Maneki-neko statue at Gotokuji station
Japanese soba dish with maneki-neko design（Fukumuro-an）
Japanese sweets in maneki-neko shaped boxes (Tohiken)
Gotokuji Temple certified maneki-neko pouches and washcloths (Tokyo neko nakama)
Maneki-neko themed festivals
The city of Seto, in Aichi Prefecture, is abundant in good-quality clay so pottery making has been flourishing since antiquity. A massive production of maneki-neko ornaments has taken place. Hence, the “Kuru fuku maneki-neko matsuri (Festival of coming fortune and maneki-neko) in Seto,” a maneki-neko themed festival, is held there annually. They hold a “MANEKI-NEKO ART EXIHIBITION,” offer lunches in maneki-neko shaped boxes and paint maneki-neko makeup on for free at the festival.
A photo of the “Festival of coming fortune and mankei-neko in Seto”（provided by Seto City Exchange Club）
You can take a ceramic maneki-neko lunch box home（provided by Seto City Exchange Club）
Free maneki-neko makeup experience （provided by Seto City Exchange Club）
Completed maneki-neko makeup（provided by Seto City Exchange Club）
There are “fuku-neko (good-luck cat)” ornaments hidden in 29 spots in the city and it would be fun to walk and search for them, too.

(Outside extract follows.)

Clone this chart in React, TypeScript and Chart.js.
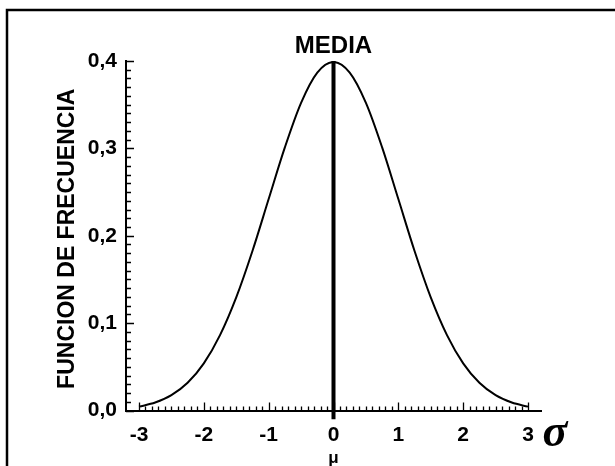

“Fuku-neko” hidden in the city（provided by Seto City Exchange Club）
An exhibit of the various maneki-neko in Japan is at the nearby“Maneki-neko Museum”. There is a painting experience corner also where you can make your own maneki-neko.
An exhibit of the various maneki-neko in Japan at the “Maneki-neko Museum” (above) and a painting experience corner （provided by Seto City Exchange Club）
Please look for maneki-neko at restaurants and variety stores when you come to Japan. They are perfect for gifts to show you wish for the person receiving them to fulfill their dreams and desires and have continued health and happiness. Your kindness will be conveyed.